■ TASK DIRECTIONS: Transcribe the material from its first line onward, ending with the line that contains "totals = [24.1, 18.1]" and adding nothing beyond it.

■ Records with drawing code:

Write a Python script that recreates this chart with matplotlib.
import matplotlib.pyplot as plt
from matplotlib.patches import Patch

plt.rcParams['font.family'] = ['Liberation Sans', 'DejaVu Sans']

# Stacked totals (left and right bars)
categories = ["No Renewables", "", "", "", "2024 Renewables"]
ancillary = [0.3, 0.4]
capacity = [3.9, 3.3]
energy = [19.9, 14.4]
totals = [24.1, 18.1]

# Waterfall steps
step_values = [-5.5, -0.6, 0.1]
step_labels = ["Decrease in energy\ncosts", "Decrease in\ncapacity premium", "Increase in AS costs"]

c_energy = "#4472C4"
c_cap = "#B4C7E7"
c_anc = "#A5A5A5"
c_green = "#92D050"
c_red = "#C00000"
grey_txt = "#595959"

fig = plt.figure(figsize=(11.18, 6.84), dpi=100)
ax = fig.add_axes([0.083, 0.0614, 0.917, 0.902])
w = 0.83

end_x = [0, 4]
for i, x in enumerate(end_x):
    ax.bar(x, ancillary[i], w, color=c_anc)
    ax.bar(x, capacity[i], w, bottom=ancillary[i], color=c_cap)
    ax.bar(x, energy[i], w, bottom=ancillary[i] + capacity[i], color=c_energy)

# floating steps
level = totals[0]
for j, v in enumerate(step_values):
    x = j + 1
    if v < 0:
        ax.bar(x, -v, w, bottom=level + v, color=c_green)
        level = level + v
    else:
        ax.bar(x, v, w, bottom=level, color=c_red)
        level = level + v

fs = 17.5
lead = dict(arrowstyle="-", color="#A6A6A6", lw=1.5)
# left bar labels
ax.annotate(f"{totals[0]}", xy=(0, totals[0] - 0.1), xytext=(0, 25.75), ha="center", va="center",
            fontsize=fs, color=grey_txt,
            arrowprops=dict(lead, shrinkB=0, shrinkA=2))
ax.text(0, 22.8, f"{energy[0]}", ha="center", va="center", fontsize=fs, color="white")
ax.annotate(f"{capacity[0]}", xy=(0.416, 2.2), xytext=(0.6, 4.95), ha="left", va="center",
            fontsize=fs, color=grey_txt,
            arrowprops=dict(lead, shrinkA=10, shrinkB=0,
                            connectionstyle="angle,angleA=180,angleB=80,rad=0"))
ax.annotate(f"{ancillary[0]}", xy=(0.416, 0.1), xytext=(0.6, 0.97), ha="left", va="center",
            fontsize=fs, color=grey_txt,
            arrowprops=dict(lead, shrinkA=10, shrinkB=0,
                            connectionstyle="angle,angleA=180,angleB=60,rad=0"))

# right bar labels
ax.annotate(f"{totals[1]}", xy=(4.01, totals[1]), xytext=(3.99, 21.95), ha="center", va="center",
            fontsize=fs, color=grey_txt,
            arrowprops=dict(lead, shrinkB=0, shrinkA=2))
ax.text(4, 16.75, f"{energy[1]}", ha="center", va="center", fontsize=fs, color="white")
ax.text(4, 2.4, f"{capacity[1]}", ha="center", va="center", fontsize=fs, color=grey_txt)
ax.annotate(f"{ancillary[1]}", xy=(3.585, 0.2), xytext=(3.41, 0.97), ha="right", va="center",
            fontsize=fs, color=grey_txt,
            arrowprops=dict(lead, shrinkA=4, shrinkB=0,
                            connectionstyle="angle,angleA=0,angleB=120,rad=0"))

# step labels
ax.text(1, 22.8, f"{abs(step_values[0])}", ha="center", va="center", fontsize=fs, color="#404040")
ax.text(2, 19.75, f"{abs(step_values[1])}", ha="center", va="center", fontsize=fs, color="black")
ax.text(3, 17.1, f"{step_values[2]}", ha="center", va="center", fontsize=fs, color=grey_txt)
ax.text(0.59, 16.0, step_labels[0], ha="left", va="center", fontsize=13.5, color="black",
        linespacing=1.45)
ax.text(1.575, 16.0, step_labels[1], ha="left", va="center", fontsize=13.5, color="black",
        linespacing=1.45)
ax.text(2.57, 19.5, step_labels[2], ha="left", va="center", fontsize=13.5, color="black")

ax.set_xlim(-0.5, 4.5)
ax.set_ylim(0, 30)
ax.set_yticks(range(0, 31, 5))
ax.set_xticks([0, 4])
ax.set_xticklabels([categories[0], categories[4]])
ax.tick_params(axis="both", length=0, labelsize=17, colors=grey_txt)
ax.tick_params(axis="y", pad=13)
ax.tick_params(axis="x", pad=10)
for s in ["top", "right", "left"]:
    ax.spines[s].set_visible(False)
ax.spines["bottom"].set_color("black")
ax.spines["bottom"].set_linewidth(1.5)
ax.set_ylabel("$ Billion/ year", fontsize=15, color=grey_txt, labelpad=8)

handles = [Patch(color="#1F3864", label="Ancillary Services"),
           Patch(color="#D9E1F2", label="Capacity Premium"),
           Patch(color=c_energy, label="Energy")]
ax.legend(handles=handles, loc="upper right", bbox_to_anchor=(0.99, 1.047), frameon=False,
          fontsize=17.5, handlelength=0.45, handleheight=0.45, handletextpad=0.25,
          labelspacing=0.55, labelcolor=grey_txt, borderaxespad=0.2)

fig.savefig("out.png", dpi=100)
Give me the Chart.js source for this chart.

■ RESPONSE BELOW:
Write a Python script that recreates this chart with matplotlib.
import matplotlib.pyplot as plt
from matplotlib.patches import Patch

plt.rcParams['font.family'] = ['Liberation Sans', 'DejaVu Sans']

# Stacked totals (left and right bars)
categories = ["No Renewables", "", "", "", "2024 Renewables"]
ancillary = [0.3, 0.4]
capacity = [3.9, 3.3]
energy = [19.9, 14.4]
totals = [24.1, 18.1]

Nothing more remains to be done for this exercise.